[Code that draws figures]
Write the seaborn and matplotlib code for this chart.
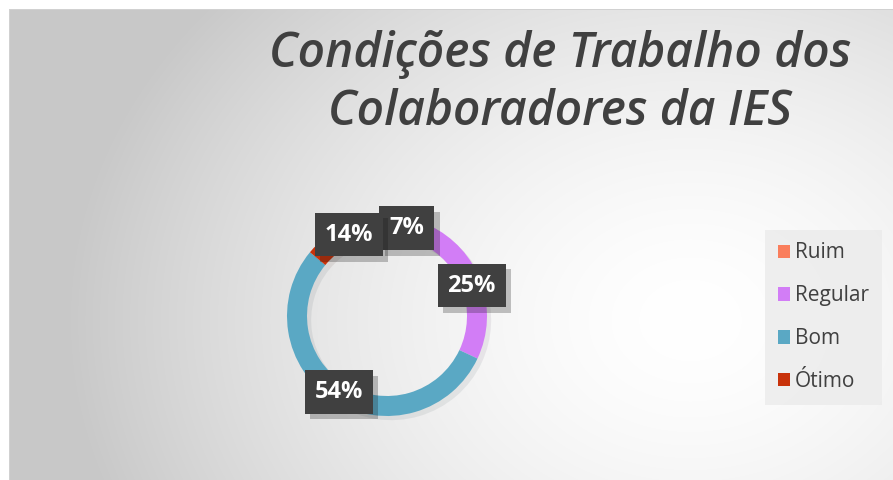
import numpy as np
import matplotlib
matplotlib.use("Agg")
import matplotlib.pyplot as plt
import matplotlib.patheffects as pe
from matplotlib.patches import Patch
import seaborn as sns

# --- data ---
categories = ["Ruim", "Regular", "Bom", "Ótimo"]
shares = [7, 25, 54, 14]
colors = ["#FA7E5C", "#D27DF6", "#5AA8C4", "#C8320A"]
title = "Condições de Trabalho dos\nColaboradores da IES"

sns.set_theme(style="white")
plt.rcParams["font.family"] = ["Open Sans", "DejaVu Sans"]

W, H = 893, 480
fig = plt.figure(figsize=(W / 100, H / 100), dpi=100)

# --- background panel with radial gradient ---
bg = fig.add_axes([0, 0, 1, 1])
yy, xx = np.mgrid[0:H, 0:W]
d = np.sqrt(((xx - 690) / 540) ** 2 + ((yy - 320) / 430) ** 2)
shade = 1 - 0.17 * np.clip(d, 0, 1.15) ** 1.6
img = np.dstack([shade] * 3)
img[:9, :, :] = 1.0
img[:, :9, :] = 1.0
img[9, 9:, :] = 0.82
img[9:, 9, :] = 0.82
bg.imshow(img, extent=[0, W, H, 0], aspect="auto")
bg.set_xlim(0, W)
bg.set_ylim(H, 0)
bg.axis("off")

bg.text(560, 125, title, ha="center", va="baseline", fontsize=34.5,
        style="italic", fontweight="semibold", color="#404040",
        linespacing=1.24, multialignment="center")

# --- donut ---
cx, cy, r = 387, 316, 100
ax = fig.add_axes([(cx - r) / W, 1 - (cy + r) / H, 2 * r / W, 2 * r / H])
wedges, _ = ax.pie(shares, colors=colors, startangle=90, counterclock=False,
                   radius=1, wedgeprops=dict(width=0.2, linewidth=0))
for w in wedges:
    w.set_path_effects([pe.SimplePatchShadow(offset=(3, -3), alpha=0.08), pe.Normal()])
ax.set_xlim(-1, 1)
ax.set_ylim(-1, 1)
ax.set_aspect("equal")
ax.axis("off")

# data labels on the ring
for w, v in zip(wedges, shares):
    mid = np.deg2rad((w.theta1 + w.theta2) / 2)
    t = ax.text(0.9 * np.cos(mid), 0.9 * np.sin(mid), f"{v}%", ha="center", va="center",
                fontsize=17, fontweight="bold", color="white", zorder=5,
                bbox=dict(boxstyle="square,pad=0.42", fc="#404040", ec="none"))
    t.get_bbox_patch().set_path_effects(
        [pe.SimplePatchShadow(offset=(4, -4), alpha=0.25), pe.Normal()])

# --- legend ---
handles = [Patch(facecolor=c, edgecolor="none") for c in colors]
leg = fig.legend(handles, categories, loc="upper left", bbox_to_anchor=(765 / W, 1 - 230 / H),
                 frameon=True, fontsize=15, handlelength=0.6, handleheight=0.6,
                 handletextpad=0.25, labelspacing=1.05, borderpad=0.6,
                 borderaxespad=0, fancybox=False)
leg.get_frame().set_facecolor("#EBEBEB")
leg.get_frame().set_edgecolor("none")
for txt in leg.get_texts():
    txt.set_color("#404040")

fig.savefig("out.png", dpi=100)
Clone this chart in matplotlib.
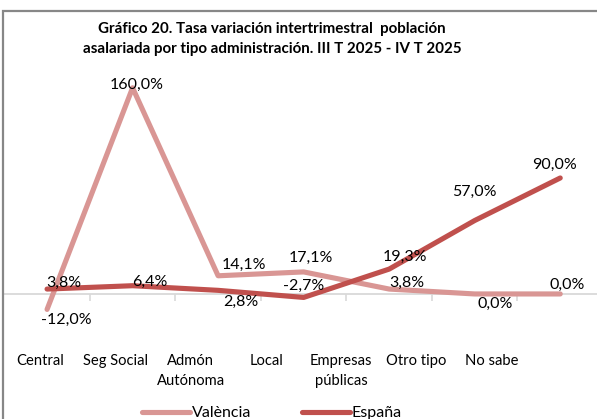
import matplotlib
matplotlib.use("Agg")
import matplotlib.pyplot as plt
from matplotlib.patches import Rectangle

categories = ["Central", "Seg Social", "Admón\nAutónoma", "Local",
              "Empresas\npúblicas", "Otro tipo", "No sabe"]
valencia = [-12.0, 160.0, 14.1, 17.1, 3.8, 0.0, 0.0]
espana = [3.8, 6.4, 2.8, -2.7, 19.3, 57.0, 90.0]
series_names = ["València", "España"]
title = "Gráfico 20. Tasa variación intertrimestral  población\nasalariada por tipo administración. III T 2025 - IV T 2025"

# label offsets in pixels (layout)
val_off = [(19, -10), (4, 3), (26, 11), (7, 14), (18, 6), (20, -10), (7, 9)]
esp_off = [(17, 6), (17, 4), (23, -12), (0, 12), (16, 12), (0, 29), (-6, 13)]

FONT = "Lato"
plt.rcParams['font.family'] = [FONT, 'DejaVu Sans']
W, H = 597, 419
fig = plt.figure(figsize=(W / 100, H / 100), dpi=100)

def fx(px):
    return px / W

def fy(py):
    return 1 - py / H

# chart border
fig.patches.append(Rectangle((fx(3), fy(H + 20)), fx(W + 20), fy(11) - fy(H + 20),
                             transform=fig.transFigure, fill=False,
                             edgecolor="#878787", linewidth=1.6))

ax_left, ax_right = 4.3, 603.0
ax_top, ax_bot = 62.0, 345.5
ax = fig.add_axes([fx(ax_left), fy(ax_bot), fx(ax_right - ax_left), fy(ax_top) - fy(ax_bot)])
ax.set_xlim(-0.5, len(categories) - 0.5)
ax.set_ylim(-40, 180)
for s in ax.spines.values():
    s.set_visible(False)
ax.set_yticks([])

xs = list(range(len(categories)))
c_val = "#D99694"
c_esp = "#C0504D"

ax.axhline(0, color="#D9D9D9", linewidth=1.3, zorder=1)
ax.plot(xs, valencia, color=c_val, linewidth=3.7, solid_capstyle="round",
        solid_joinstyle="round", label=series_names[0], zorder=3)
ax.plot(xs, espana, color=c_esp, linewidth=3.7, solid_capstyle="round",
        solid_joinstyle="round", label=series_names[1], zorder=3)

def fmt(v):
    return f"{v:.1f}".replace(".", ",") + "%"

LBL = 11.5
for i, v in enumerate(valencia):
    dx, dy = val_off[i]
    ax.annotate(fmt(v), (xs[i], v), xytext=(dx * 0.72, dy * 0.72), textcoords="offset points",
                ha="center", va="center", fontsize=LBL, color="#000000", zorder=5)
for i, v in enumerate(espana):
    dx, dy = esp_off[i]
    ax.annotate(fmt(v), (xs[i], v), xytext=(dx * 0.72, dy * 0.72), textcoords="offset points",
                ha="center", va="center", fontsize=LBL, color="#000000", zorder=5)

# tick marks on zero line at category boundaries
sec = ax.secondary_xaxis(40 / 220)
sec.spines["bottom"].set_visible(False)
sec.set_xticks([i + 0.5 for i in range(len(categories) - 1)])
sec.set_xticklabels([])
sec.tick_params(axis="x", length=5, width=1.2, color="#D9D9D9", direction="out")

# category labels
label_pos = [-0.08 + i * 0.88 for i in range(len(categories))]
ax.set_xticks(label_pos)
ax.set_xticklabels(categories, fontsize=10.6, linespacing=1.6, va="top")
ax.tick_params(axis="x", length=0, pad=6)

# title
fig.text(fx(272), fy(39), title, ha="center", va="center", fontsize=10.9,
         fontweight="bold", linespacing=1.55)

# legend
leg = fig.legend(loc="center", bbox_to_anchor=(fx(272), fy(413)), ncol=2, frameon=False,
                 fontsize=11.5, handlelength=3.0, handletextpad=0.1, columnspacing=3.2,
                 borderaxespad=0)

fig.savefig("out.png", dpi=100)
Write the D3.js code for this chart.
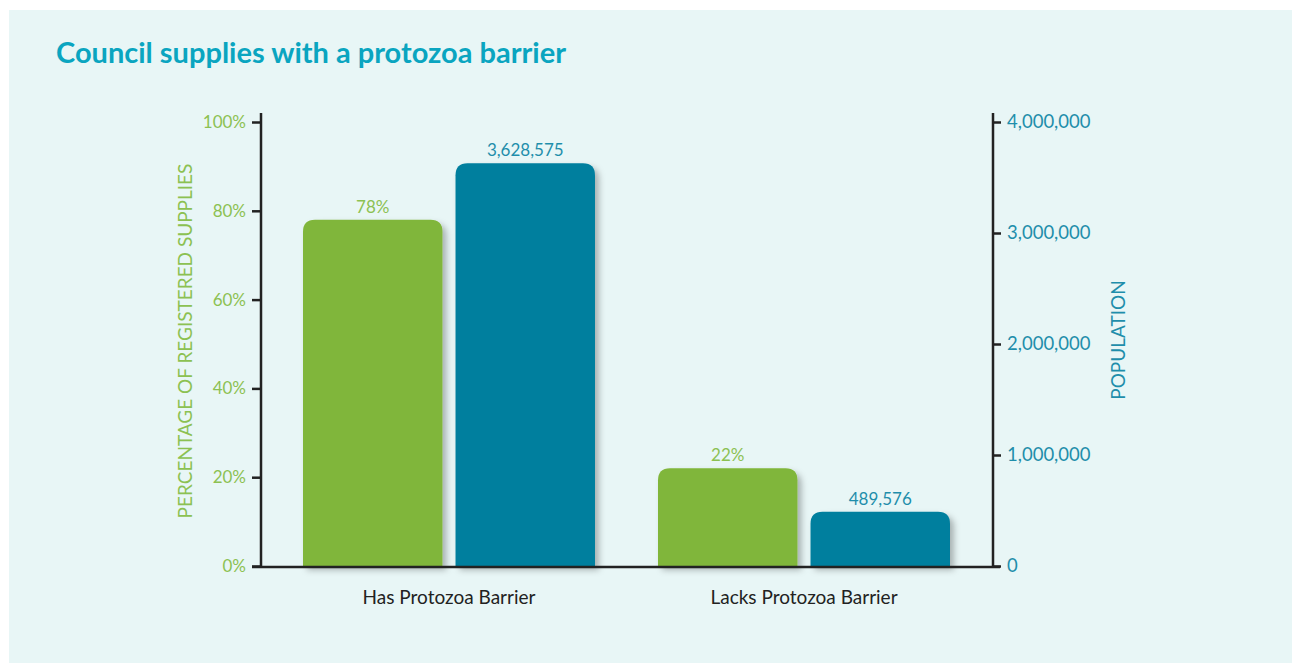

# SHORT TASK
Without the pictures, restate all of the entries above verbatim.

# FINISHED ANSWER
Write the seaborn and matplotlib code for this chart.
import numpy as np
import matplotlib
matplotlib.use("Agg")
import matplotlib.pyplot as plt
import matplotlib.patheffects as pe
from matplotlib.patches import Patch
import seaborn as sns

# --- data ---
categories = ["Ruim", "Regular", "Bom", "Ótimo"]
shares = [7, 25, 54, 14]
colors = ["#FA7E5C", "#D27DF6", "#5AA8C4", "#C8320A"]
title = "Condições de Trabalho dos\nColaboradores da IES"

sns.set_theme(style="white")
plt.rcParams["font.family"] = ["Open Sans", "DejaVu Sans"]

W, H = 893, 480
fig = plt.figure(figsize=(W / 100, H / 100), dpi=100)

# --- background panel with radial gradient ---
bg = fig.add_axes([0, 0, 1, 1])
yy, xx = np.mgrid[0:H, 0:W]
d = np.sqrt(((xx - 690) / 540) ** 2 + ((yy - 320) / 430) ** 2)
shade = 1 - 0.17 * np.clip(d, 0, 1.15) ** 1.6
img = np.dstack([shade] * 3)
img[:9, :, :] = 1.0
img[:, :9, :] = 1.0
img[9, 9:, :] = 0.82
img[9:, 9, :] = 0.82
bg.imshow(img, extent=[0, W, H, 0], aspect="auto")
bg.set_xlim(0, W)
bg.set_ylim(H, 0)
bg.axis("off")

bg.text(560, 125, title, ha="center", va="baseline", fontsize=34.5,
        style="italic", fontweight="semibold", color="#404040",
        linespacing=1.24, multialignment="center")

# --- donut ---
cx, cy, r = 387, 316, 100
ax = fig.add_axes([(cx - r) / W, 1 - (cy + r) / H, 2 * r / W, 2 * r / H])
wedges, _ = ax.pie(shares, colors=colors, startangle=90, counterclock=False,
                   radius=1, wedgeprops=dict(width=0.2, linewidth=0))
for w in wedges:
    w.set_path_effects([pe.SimplePatchShadow(offset=(3, -3), alpha=0.08), pe.Normal()])
ax.set_xlim(-1, 1)
ax.set_ylim(-1, 1)
ax.set_aspect("equal")
ax.axis("off")

# data labels on the ring
for w, v in zip(wedges, shares):
    mid = np.deg2rad((w.theta1 + w.theta2) / 2)
    t = ax.text(0.9 * np.cos(mid), 0.9 * np.sin(mid), f"{v}%", ha="center", va="center",
                fontsize=17, fontweight="bold", color="white", zorder=5,
                bbox=dict(boxstyle="square,pad=0.42", fc="#404040", ec="none"))
    t.get_bbox_patch().set_path_effects(
        [pe.SimplePatchShadow(offset=(4, -4), alpha=0.25), pe.Normal()])

# --- legend ---
handles = [Patch(facecolor=c, edgecolor="none") for c in colors]
leg = fig.legend(handles, categories, loc="upper left", bbox_to_anchor=(765 / W, 1 - 230 / H),
                 frameon=True, fontsize=15, handlelength=0.6, handleheight=0.6,
                 handletextpad=0.25, labelspacing=1.05, borderpad=0.6,
                 borderaxespad=0, fancybox=False)
leg.get_frame().set_facecolor("#EBEBEB")
leg.get_frame().set_edgecolor("none")
for txt in leg.get_texts():
    txt.set_color("#404040")

fig.savefig("out.png", dpi=100)
Clone this chart in matplotlib.
import matplotlib
matplotlib.use("Agg")
import matplotlib.pyplot as plt
from matplotlib.patches import Rectangle

categories = ["Central", "Seg Social", "Admón\nAutónoma", "Local",
              "Empresas\npúblicas", "Otro tipo", "No sabe"]
valencia = [-12.0, 160.0, 14.1, 17.1, 3.8, 0.0, 0.0]
espana = [3.8, 6.4, 2.8, -2.7, 19.3, 57.0, 90.0]
series_names = ["València", "España"]
title = "Gráfico 20. Tasa variación intertrimestral  población\nasalariada por tipo administración. III T 2025 - IV T 2025"

# label offsets in pixels (layout)
val_off = [(19, -10), (4, 3), (26, 11), (7, 14), (18, 6), (20, -10), (7, 9)]
esp_off = [(17, 6), (17, 4), (23, -12), (0, 12), (16, 12), (0, 29), (-6, 13)]

FONT = "Lato"
plt.rcParams['font.family'] = [FONT, 'DejaVu Sans']
W, H = 597, 419
fig = plt.figure(figsize=(W / 100, H / 100), dpi=100)

def fx(px):
    return px / W

def fy(py):
    return 1 - py / H

# chart border
fig.patches.append(Rectangle((fx(3), fy(H + 20)), fx(W + 20), fy(11) - fy(H + 20),
                             transform=fig.transFigure, fill=False,
                             edgecolor="#878787", linewidth=1.6))

ax_left, ax_right = 4.3, 603.0
ax_top, ax_bot = 62.0, 345.5
ax = fig.add_axes([fx(ax_left), fy(ax_bot), fx(ax_right - ax_left), fy(ax_top) - fy(ax_bot)])
ax.set_xlim(-0.5, len(categories) - 0.5)
ax.set_ylim(-40, 180)
for s in ax.spines.values():
    s.set_visible(False)
ax.set_yticks([])

xs = list(range(len(categories)))
c_val = "#D99694"
c_esp = "#C0504D"

ax.axhline(0, color="#D9D9D9", linewidth=1.3, zorder=1)
ax.plot(xs, valencia, color=c_val, linewidth=3.7, solid_capstyle="round",
        solid_joinstyle="round", label=series_names[0], zorder=3)
ax.plot(xs, espana, color=c_esp, linewidth=3.7, solid_capstyle="round",
        solid_joinstyle="round", label=series_names[1], zorder=3)

def fmt(v):
    return f"{v:.1f}".replace(".", ",") + "%"

LBL = 11.5
for i, v in enumerate(valencia):
    dx, dy = val_off[i]
    ax.annotate(fmt(v), (xs[i], v), xytext=(dx * 0.72, dy * 0.72), textcoords="offset points",
                ha="center", va="center", fontsize=LBL, color="#000000", zorder=5)
for i, v in enumerate(espana):
    dx, dy = esp_off[i]
    ax.annotate(fmt(v), (xs[i], v), xytext=(dx * 0.72, dy * 0.72), textcoords="offset points",
                ha="center", va="center", fontsize=LBL, color="#000000", zorder=5)

# tick marks on zero line at category boundaries
sec = ax.secondary_xaxis(40 / 220)
sec.spines["bottom"].set_visible(False)
sec.set_xticks([i + 0.5 for i in range(len(categories) - 1)])
sec.set_xticklabels([])
sec.tick_params(axis="x", length=5, width=1.2, color="#D9D9D9", direction="out")

# category labels
label_pos = [-0.08 + i * 0.88 for i in range(len(categories))]
ax.set_xticks(label_pos)
ax.set_xticklabels(categories, fontsize=10.6, linespacing=1.6, va="top")
ax.tick_params(axis="x", length=0, pad=6)

# title
fig.text(fx(272), fy(39), title, ha="center", va="center", fontsize=10.9,
         fontweight="bold", linespacing=1.55)

# legend
leg = fig.legend(loc="center", bbox_to_anchor=(fx(272), fy(413)), ncol=2, frameon=False,
                 fontsize=11.5, handlelength=3.0, handletextpad=0.1, columnspacing=3.2,
                 borderaxespad=0)

fig.savefig("out.png", dpi=100)
Write the D3.js code for this chart.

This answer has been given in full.